Enzo Siciliano, “APPENDICE – Pasolini: la vita, la poesia”, in Vita di Pasolini. Mondadori, Milan 2005.
When I met [Pasolini] and it was 1956, I had just written an article on Le ceneri di Gramsci, the single poemetto published in the series “Nuovi Argomenti“ by Alberto Carocci and Moravia. I met him at his Roman resedence on Via Donna Olimpia. He asked me what I was reading, and I spoke to him about Ezra Pound. I had read the Pisan Cantos again and again. I was struggling to translate some excerpts from Rock-Drill 85-95 de los cantares. Pasolini’s reacted furiously: Pound was a racist, a fascist, and so on. That first meeting went badly. I was a leftist militant: but why would I have had to deny that Pound was a great poet? In him, I read the tragedy of history and of humanism, lived against the barbaric war of the Nazis and the Fascists. Pound was the repentant barbarian, tangibly stripped naked in the cage of Pisa, a Whitman reborn who had lost and allowed the Panic beauty of living to slip away into blackness.

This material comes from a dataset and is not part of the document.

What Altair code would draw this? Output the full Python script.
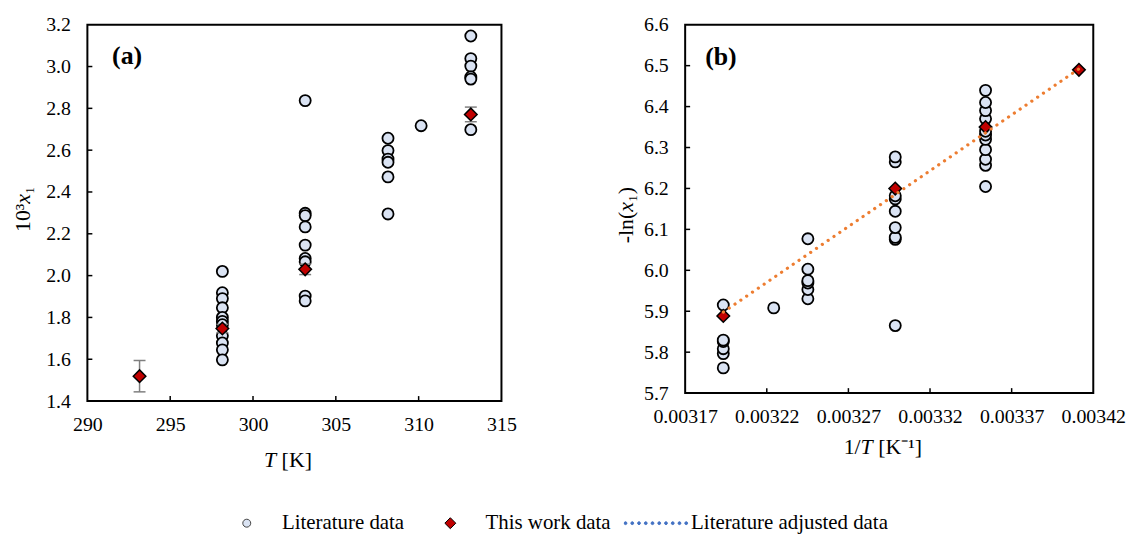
import altair as alt
import pandas as pd

FONT = "Liberation Serif"

# ---------------- data ----------------
lit_T = [298.15] * 11 + [303.15] * 9 + [308.15] * 6 + [310.15] + [313.15] * 6
lit_x = [2.020, 1.918, 1.890, 1.846, 1.800, 1.781, 1.765, 1.712, 1.678, 1.645, 1.597,
         2.837, 2.298, 2.287, 2.233, 2.146, 2.082, 2.066, 1.902, 1.879,
         2.657, 2.598, 2.557, 2.542, 2.472, 2.295,
         2.717,
         3.146, 3.038, 3.002, 2.950, 2.940, 2.698]

this_T = [293.15, 298.15, 303.15, 313.15]
this_x = [1.519, 1.747, 2.030, 2.771]
this_err = [0.075, 0.020, 0.025, 0.035]

fit_invT = [0.0031934, 0.0034112]
fit_nlx = [5.898, 6.492]

a_xticks = [290, 295, 300, 305, 310, 315]
a_yticks = [1.4, 1.6, 1.8, 2.0, 2.2, 2.4, 2.6, 2.8, 3.0, 3.2]
b_xticks = [0.00317, 0.00322, 0.00327, 0.00332, 0.00337, 0.00342]
b_yticks = [5.7, 5.8, 5.9, 6.0, 6.1, 6.2, 6.3, 6.4, 6.5, 6.6]

legend_items = ["Literature data", "This work data", "Literature adjusted data"]

lit_df = pd.DataFrame({"T": lit_T, "x": lit_x})
this_df = pd.DataFrame({"T": this_T, "x": this_x, "err": this_err})
fit_df = pd.DataFrame({"invT": fit_invT, "nlx": fit_nlx})

# ---------------- styles ----------------
C_FILL = "#DAE3F3"
D_FILL = "#C00000"
LINE_C = "#ED7D31"
ERR_C = "#7F7F7F"

W_A, H_A = 417, 379
W_B, H_B = 411, 371
TICK = 5
TFS = 22  # axis title font size


def txt(s, x, y, align="center", italic=False, angle=0, size=TFS, bold=False):
    kw = dict(font=FONT, fontSize=size, align=align, baseline="alphabetic", color="black",
              fontStyle="italic" if italic else "normal",
              fontWeight="bold" if bold else "normal")
    if angle:
        kw["angle"] = angle
    return alt.Chart(pd.DataFrame({"t": [s]})).mark_text(**kw).encode(
        x=alt.value(x), y=alt.value(y), text="t:N")


# ---------------- panel (a) ----------------
xa = alt.X("T:Q", scale=alt.Scale(domain=[290, 315], nice=False, zero=False),
           axis=alt.Axis(values=a_xticks, format="d", title=None))
ya = alt.Y("x:Q", scale=alt.Scale(domain=[1.4, 3.2], nice=False, zero=False),
           axis=alt.Axis(values=a_yticks, format=".1f", title=None))

a_circ = alt.Chart(lit_df).mark_point(
    shape="circle", filled=True, fill=C_FILL, stroke="black", strokeWidth=1.8,
    size=125, opacity=1, fillOpacity=1
).encode(x=xa, y=ya)

a_err = alt.Chart(this_df).transform_calculate(
    lo="datum.x - datum.err", hi="datum.x + datum.err"
).mark_rule(color=ERR_C, strokeWidth=1.5).encode(x=xa, y=alt.Y("lo:Q"), y2="hi:Q")

a_cap_lo = alt.Chart(this_df).transform_calculate(
    lo="datum.x - datum.err"
).mark_tick(orient="horizontal", color=ERR_C, size=12, thickness=1.5, opacity=1).encode(x=xa, y=alt.Y("lo:Q"))
a_cap_hi = alt.Chart(this_df).transform_calculate(
    hi="datum.x + datum.err"
).mark_tick(orient="horizontal", color=ERR_C, size=12, thickness=1.5, opacity=1).encode(x=xa, y=alt.Y("hi:Q"))

a_dia = alt.Chart(this_df).mark_point(
    shape="diamond", filled=True, fill=D_FILL, stroke="black", strokeWidth=1.5,
    size=160, opacity=1, fillOpacity=1
).encode(x=xa, y=ya)

a_xt = alt.Chart(pd.DataFrame({"T": a_xticks[1:-1]})).mark_rule(color="black", strokeWidth=1.5).encode(
    x=xa, y=alt.value(H_A), y2=alt.value(H_A - TICK))
a_yt = alt.Chart(pd.DataFrame({"x": a_yticks[1:-1]})).mark_rule(color="black", strokeWidth=1.5).encode(
    y=ya, x=alt.value(0), x2=alt.value(TICK))

a_texts = [
    txt("(a)", 40, 40, size=26, bold=True),
    # x title: T [K]
    txt("T", 184, 445.5, italic=True),
    txt("[K]", 195.6, 445.5, align="left"),
    # y title: 10³x₁ (rotated)
    txt("10³", -57.5, 180.2, align="right", angle=270),
    txt("x", -57.5, 175.3, italic=True, angle=270),
    txt("₁", -57.5, 170.4, align="left", angle=270),
]

panel_a = alt.layer(a_circ, a_err, a_cap_lo, a_cap_hi, a_dia, a_xt, a_yt, *a_texts).properties(
    width=W_A, height=H_A)

# ---------------- panel (b) ----------------
xb = alt.X("invT:Q", scale=alt.Scale(domain=[0.00317, 0.00342], nice=False, zero=False),
           axis=alt.Axis(values=b_xticks, format=".5f", title=None))
yb = alt.Y("nlx:Q", scale=alt.Scale(domain=[5.7, 6.6], nice=False, zero=False),
           axis=alt.Axis(values=b_yticks, format=".1f", title=None))

calc = dict(invT="1 / datum.T", nlx="-log(datum.x / 1000)")

b_circ = alt.Chart(lit_df).transform_calculate(**calc).mark_point(
    shape="circle", filled=True, fill=C_FILL, stroke="black", strokeWidth=1.8,
    size=125, opacity=1, fillOpacity=1
).encode(x=xb, y=yb)

b_dia = alt.Chart(this_df).transform_calculate(**calc).mark_point(
    shape="diamond", filled=True, fill=D_FILL, stroke="black", strokeWidth=1.5,
    size=160, opacity=1, fillOpacity=1
).encode(x=xb, y=yb)

b_line = alt.Chart(fit_df).mark_line(
    color=LINE_C, strokeWidth=3.2, strokeDash=[0.1, 7], strokeCap="round"
).encode(x=xb, y=yb)

b_xt = alt.Chart(pd.DataFrame({"invT": b_xticks[1:-1]})).mark_rule(color="black", strokeWidth=1.5).encode(
    x=xb, y=alt.value(H_B), y2=alt.value(H_B - TICK))
b_yt = alt.Chart(pd.DataFrame({"nlx": b_yticks[1:-1]})).mark_rule(color="black", strokeWidth=1.5).encode(
    y=yb, x=alt.value(0), x2=alt.value(TICK))

b_texts = [
    txt("(b)", 36, 41, size=26, bold=True),
    # x title: 1/T [K⁻¹]
    txt("1/", 176.7, 432.5, align="right"),
    txt("T", 182.8, 432.5, italic=True),
    txt("[K⁻¹]", 194.4, 432.5, align="left"),
    # y title: -ln(x₁) (rotated)
    txt("-ln(", -53, 188.3, align="right", angle=270),
    txt("x", -53, 183.4, italic=True, angle=270),
    txt("₁)", -53, 178.5, align="left", angle=270),
]

# legend symbols (unit-square paths, scaled by the legend symbol size)
def circle_path(r):
    return f"M{-r},0a{r},{r} 0 1,0 {2*r},0a{r},{r} 0 1,0 {-2*r},0Z"


def dots_path(n, r):
    parts = []
    for i in range(n):
        cx = -1 + r + i * (2 - 2 * r) / (n - 1)
        parts.append(f"M{cx - r:.4f},0a{r},{r} 0 1,0 {2*r},0a{r},{r} 0 1,0 {-2*r},0Z")
    return "".join(parts)


SYM = 64
circ_sym = circle_path(4.0 / (SYM / 2))
d = 5.5 / (SYM / 2)
dia_sym = f"M0,{-d}L{d},0L0,{d}L{-d},0Z"
dot_sym = dots_path(10, 0.045)

leg = alt.Legend(orient="none", legendX=128, legendY=492, direction="horizontal", title=None,
                 labelFont=FONT, labelFontSize=21, labelColor="black", labelOffset=3,
                 columnPadding=13, clipHeight=20, symbolSize=SYM * SYM, symbolStrokeWidth=1,
                 padding=0, labelLimit=400)

dummy = alt.Chart(pd.DataFrame({"item": legend_items})).transform_filter("false").mark_point(
    filled=True, opacity=1
).encode(
    fill=alt.Fill("item:N", scale=alt.Scale(domain=legend_items, range=[C_FILL, D_FILL, "#4472C4"]), legend=leg),
    stroke=alt.Stroke("item:N", scale=alt.Scale(domain=legend_items, range=["#404040", "black", "#4472C4"]), legend=leg),
    shape=alt.Shape("item:N", scale=alt.Scale(domain=legend_items, range=[circ_sym, dia_sym, dot_sym]), legend=leg),
)

panel_b = alt.layer(b_circ, b_dia, b_line, b_xt, b_yt, *b_texts, dummy).properties(width=W_B, height=H_B)

chart = alt.hconcat(panel_a, panel_b, spacing=97).properties(
    padding={"left": 11, "top": 12, "right": 5, "bottom": 0},
    background="white",
).configure_view(
    stroke="black", strokeWidth=2
).configure_axis(
    labelFont=FONT, labelFontSize=20, labelColor="black",
    ticks=False, domain=False, grid=False, labelFlush=False, labelOverlap=False, labelBound=False,
).configure_axisX(
    labelPadding=14
).configure_axisY(
    labelPadding=17
)

chart.save("out.html", embed_options={"renderer": "svg", "actions": False})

Years went by. Pasolini met Pound: the result was a testament, never equaled, of excellent television, an interview. In the wrinkles, in the dry sclerae of the aged Pound, there was the turmoil of a Western world that had been overwhelmed by its own reasons of life, its own cognitive advance. And Pasolini was there in front of him: his questions reflected the same despair, the same apocalypse – both of them far from any ideological and political connotation, both alive as exorbitant and extraordinary poets, disobedient to any etiquette of literary sanity, faithful that History, in any case, would follow its own strange pathways forward. What emerged was a dual truth, two solitudes that reflected each other and sought each other, more modern than any modern man, in search of brothers no longer alive.